■ Input records:

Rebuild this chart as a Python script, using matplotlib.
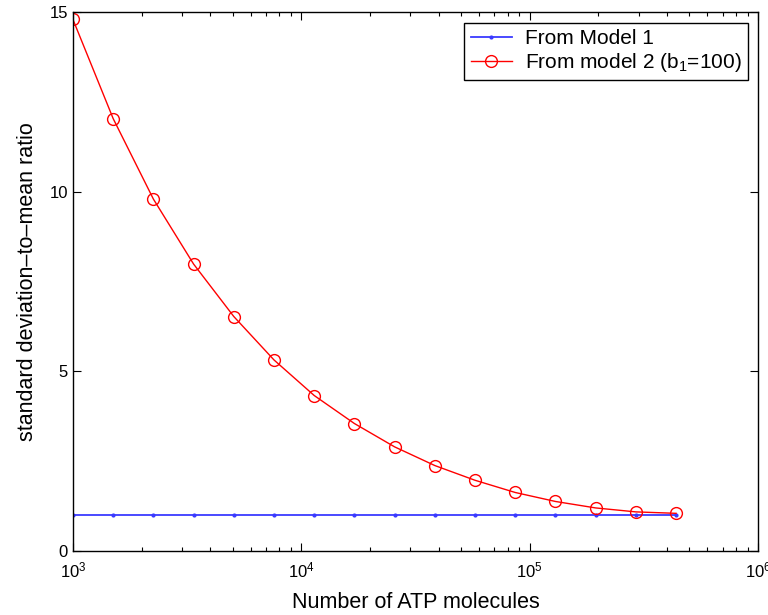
import matplotlib.pyplot as plt
from matplotlib.ticker import LogLocator

plt.rcParams['font.family'] = ['Liberation Sans', 'DejaVu Sans']
plt.rcParams['mathtext.fontset'] = 'custom'
plt.rcParams['mathtext.rm'] = 'Liberation Sans'
plt.rcParams['mathtext.it'] = 'Liberation Sans'
plt.rcParams['mathtext.default'] = 'regular'

# number of ATP molecules (each step x1.5)
atp = [1000, 1500, 2250, 3375, 5062, 7594, 11391, 17086, 25629,
       38443, 57665, 86498, 129746, 194620, 291929, 437894]
model1 = [1.0] * len(atp)
model2 = [14.80, 12.04, 9.80, 7.99, 6.53, 5.32, 4.33, 3.55, 2.90,
          2.38, 1.97, 1.63, 1.38, 1.20, 1.09, 1.05]

fig = plt.figure(figsize=(7.68, 6.15), dpi=100)
ax = fig.add_axes([0.095, 0.104, 0.892, 0.876])

ax.plot(atp, model1, color='#3a3aff', marker='.', markersize=4,
        linewidth=1.3, label='From Model 1')
ax.plot(atp, model2, color='red', marker='o', markersize=8.5,
        markerfacecolor='none', linewidth=1, label='From model 2 (b$_1$=100)')

ax.set_xscale('log')
ax.set_xlim(1e3, 1e6)
ax.set_ylim(0, 15)
ax.set_yticks([0, 5, 10, 15])
ax.xaxis.set_minor_locator(LogLocator(subs=range(2, 10)))

ax.tick_params(which='both', direction='in', top=True, right=True,
               labelsize=12, width=0.8)
ax.tick_params(which='major', length=6)
ax.tick_params(which='minor', length=3)
ax.tick_params(axis='x', pad=7)
for s in ax.spines.values():
    s.set_linewidth(1)

ax.set_xlabel('Number of ATP molecules', fontsize=15.5, labelpad=8)
ax.set_ylabel('standard deviation\u2013to\u2013mean ratio', fontsize=15.5, labelpad=8)

leg = ax.legend(loc='upper right', fontsize=15, fancybox=False,
                edgecolor='black', framealpha=1, handlelength=2.0,
                handletextpad=0.6, borderpad=0.3, labelspacing=0.15,
                borderaxespad=0.5)
leg.get_frame().set_linewidth(1)

fig.savefig('out.png', dpi=100)
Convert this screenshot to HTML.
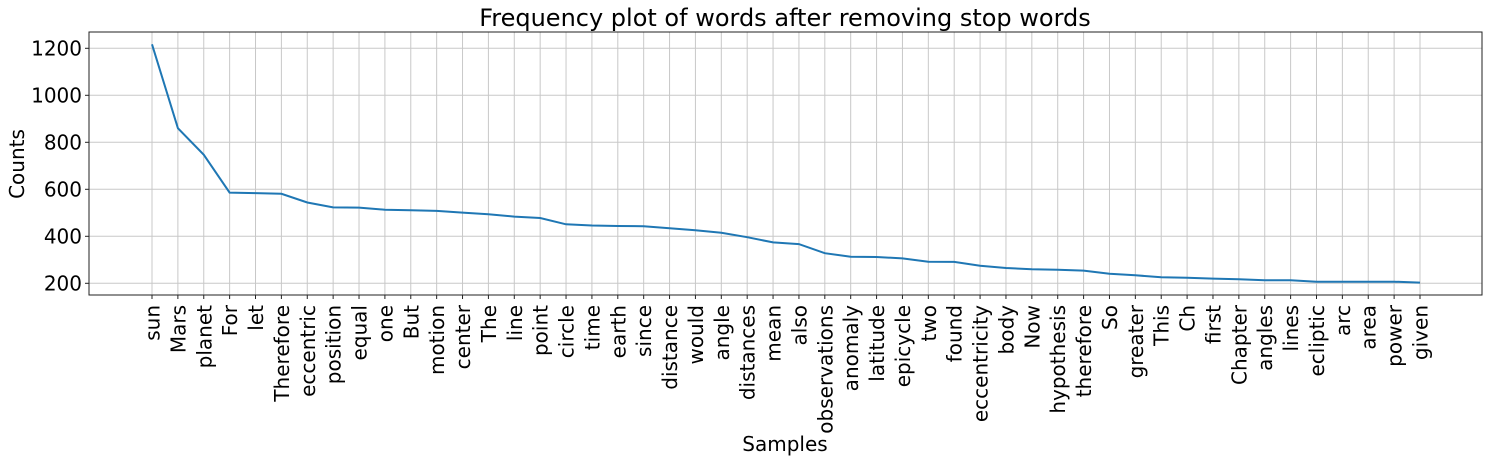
<!DOCTYPE html>
<html><head><meta charset="utf-8"><style>
html,body{margin:0;padding:0;background:#fff;}
svg text{font-family:"DejaVu Sans","Liberation Sans",sans-serif;fill:#000;}
</style></head><body>
<svg id="chart" width="1490" height="461" xmlns="http://www.w3.org/2000/svg">
<text x="785" y="26" font-size="24" text-anchor="middle">Frequency plot of words after removing stop words</text>
<g id="grid"></g>
<g id="ticks"></g>
<path id="line" fill="none" stroke="#1f77b4" stroke-width="2"/>
<rect x="89" y="32" width="1393" height="263" fill="none" stroke="#222" stroke-width="1"/>
<text x="785" y="451" font-size="20" text-anchor="middle">Samples</text>
<text transform="translate(24,164) rotate(-90)" font-size="20" text-anchor="middle">Counts</text>
</svg>
<script>
const words=["sun","Mars","planet","For","let","Therefore","eccentric","position","equal","one","But","motion","center","The","line","point","circle","time","earth","since","distance","would","angle","distances","mean","also","observations","anomaly","latitude","epicycle","two","found","eccentricity","body","Now","hypothesis","therefore","So","greater","This","Ch","first","Chapter","angles","lines","ecliptic","arc","area","power","given"];
const counts=[1217,860,747,586,584,581,544,523,522,513,511,508,501,494,484,478,451,446,444,443,434,426,415,396,374,367,328,313,312,306,292,291,275,265,260,258,254,241,234,226,224,220,217,213,213,207,207,207,207,203];
const yTicks=[200,400,600,800,1000,1200];
const NS="http://www.w3.org/2000/svg";
const x0=152,x1=1420,L=89,R=1482,T=32,B=295;
function xs(i){return x0+(x1-x0)*i/(words.length-1);}
function ys(v){return 283.3-(v-200)*0.235;}
const grid=document.getElementById('grid'),ticks=document.getElementById('ticks');
function mk(tag,attrs,parent){const e=document.createElementNS(NS,tag);for(const k in attrs)e.setAttribute(k,attrs[k]);parent.appendChild(e);return e;}
words.forEach((w,i)=>{
  const x=xs(i);
  const g=mk('line',{x1:x,x2:x,y1:T,y2:B,stroke:'#c8c8c8','stroke-width':1},grid);
  
  
  const t=mk('line',{x1:x,x2:x,y1:B,y2:B+4,stroke:'#222','stroke-width':1},ticks);
  
  
  const tx=mk('text',{transform:`translate(${x+7.5},305) rotate(-90)`,'font-size':20,'text-anchor':'end'},ticks);
  tx.textContent=w;
  
  
});
yTicks.forEach(v=>{
  const y=ys(v);
  const g=mk('line',{x1:L,x2:R,y1:y,y2:y,stroke:'#c8c8c8','stroke-width':1},grid);
  
  
  const t=mk('line',{x1:L-4,x2:L,y1:y,y2:y,stroke:'#222','stroke-width':1},ticks);
  
  
  const tx=mk('text',{x:L-7,y:y+7,'font-size':20,'text-anchor':'end'},ticks);
  tx.textContent=v;
  
  
});
document.getElementById('line').setAttribute('d',counts.map((c,i)=>(i?'L':'M')+xs(i).toFixed(1)+','+ys(c).toFixed(1)).join(''));
</script>
</body></html>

■ Work to do: Transcribe every entry word for word, but skip the pictures.

■ Expected answer:
Rebuild this chart as a Python script, using matplotlib.
import matplotlib.pyplot as plt
from matplotlib.ticker import LogLocator

plt.rcParams['font.family'] = ['Liberation Sans', 'DejaVu Sans']
plt.rcParams['mathtext.fontset'] = 'custom'
plt.rcParams['mathtext.rm'] = 'Liberation Sans'
plt.rcParams['mathtext.it'] = 'Liberation Sans'
plt.rcParams['mathtext.default'] = 'regular'

# number of ATP molecules (each step x1.5)
atp = [1000, 1500, 2250, 3375, 5062, 7594, 11391, 17086, 25629,
       38443, 57665, 86498, 129746, 194620, 291929, 437894]
model1 = [1.0] * len(atp)
model2 = [14.80, 12.04, 9.80, 7.99, 6.53, 5.32, 4.33, 3.55, 2.90,
          2.38, 1.97, 1.63, 1.38, 1.20, 1.09, 1.05]

fig = plt.figure(figsize=(7.68, 6.15), dpi=100)
ax = fig.add_axes([0.095, 0.104, 0.892, 0.876])

ax.plot(atp, model1, color='#3a3aff', marker='.', markersize=4,
        linewidth=1.3, label='From Model 1')
ax.plot(atp, model2, color='red', marker='o', markersize=8.5,
        markerfacecolor='none', linewidth=1, label='From model 2 (b$_1$=100)')

ax.set_xscale('log')
ax.set_xlim(1e3, 1e6)
ax.set_ylim(0, 15)
ax.set_yticks([0, 5, 10, 15])
ax.xaxis.set_minor_locator(LogLocator(subs=range(2, 10)))

ax.tick_params(which='both', direction='in', top=True, right=True,
               labelsize=12, width=0.8)
ax.tick_params(which='major', length=6)
ax.tick_params(which='minor', length=3)
ax.tick_params(axis='x', pad=7)
for s in ax.spines.values():
    s.set_linewidth(1)

ax.set_xlabel('Number of ATP molecules', fontsize=15.5, labelpad=8)
ax.set_ylabel('standard deviation\u2013to\u2013mean ratio', fontsize=15.5, labelpad=8)

leg = ax.legend(loc='upper right', fontsize=15, fancybox=False,
                edgecolor='black', framealpha=1, handlelength=2.0,
                handletextpad=0.6, borderpad=0.3, labelspacing=0.15,
                borderaxespad=0.5)
leg.get_frame().set_linewidth(1)

fig.savefig('out.png', dpi=100)
Convert this screenshot to HTML.
<!DOCTYPE html>
<html><head><meta charset="utf-8"><style>
html,body{margin:0;padding:0;background:#fff;}
svg text{font-family:"DejaVu Sans","Liberation Sans",sans-serif;fill:#000;}
</style></head><body>
<svg id="chart" width="1490" height="461" xmlns="http://www.w3.org/2000/svg">
<text x="785" y="26" font-size="24" text-anchor="middle">Frequency plot of words after removing stop words</text>
<g id="grid"></g>
<g id="ticks"></g>
<path id="line" fill="none" stroke="#1f77b4" stroke-width="2"/>
<rect x="89" y="32" width="1393" height="263" fill="none" stroke="#222" stroke-width="1"/>
<text x="785" y="451" font-size="20" text-anchor="middle">Samples</text>
<text transform="translate(24,164) rotate(-90)" font-size="20" text-anchor="middle">Counts</text>
</svg>
<script>
const words=["sun","Mars","planet","For","let","Therefore","eccentric","position","equal","one","But","motion","center","The","line","point","circle","time","earth","since","distance","would","angle","distances","mean","also","observations","anomaly","latitude","epicycle","two","found","eccentricity","body","Now","hypothesis","therefore","So","greater","This","Ch","first","Chapter","angles","lines","ecliptic","arc","area","power","given"];
const counts=[1217,860,747,586,584,581,544,523,522,513,511,508,501,494,484,478,451,446,444,443,434,426,415,396,374,367,328,313,312,306,292,291,275,265,260,258,254,241,234,226,224,220,217,213,213,207,207,207,207,203];
const yTicks=[200,400,600,800,1000,1200];
const NS="http://www.w3.org/2000/svg";
const x0=152,x1=1420,L=89,R=1482,T=32,B=295;
function xs(i){return x0+(x1-x0)*i/(words.length-1);}
function ys(v){return 283.3-(v-200)*0.235;}
const grid=document.getElementById('grid'),ticks=document.getElementById('ticks');
function mk(tag,attrs,parent){const e=document.createElementNS(NS,tag);for(const k in attrs)e.setAttribute(k,attrs[k]);parent.appendChild(e);return e;}
words.forEach((w,i)=>{
  const x=xs(i);
  const g=mk('line',{x1:x,x2:x,y1:T,y2:B,stroke:'#c8c8c8','stroke-width':1},grid);
  
  
  const t=mk('line',{x1:x,x2:x,y1:B,y2:B+4,stroke:'#222','stroke-width':1},ticks);
  
  
  const tx=mk('text',{transform:`translate(${x+7.5},305) rotate(-90)`,'font-size':20,'text-anchor':'end'},ticks);
  tx.textContent=w;
  
  
});
yTicks.forEach(v=>{
  const y=ys(v);
  const g=mk('line',{x1:L,x2:R,y1:y,y2:y,stroke:'#c8c8c8','stroke-width':1},grid);
  
  
  const t=mk('line',{x1:L-4,x2:L,y1:y,y2:y,stroke:'#222','stroke-width':1},ticks);
  
  
  const tx=mk('text',{x:L-7,y:y+7,'font-size':20,'text-anchor':'end'},ticks);
  tx.textContent=v;
  
  
});
document.getElementById('line').setAttribute('d',counts.map((c,i)=>(i?'L':'M')+xs(i).toFixed(1)+','+ys(c).toFixed(1)).join(''));
</script>
</body></html>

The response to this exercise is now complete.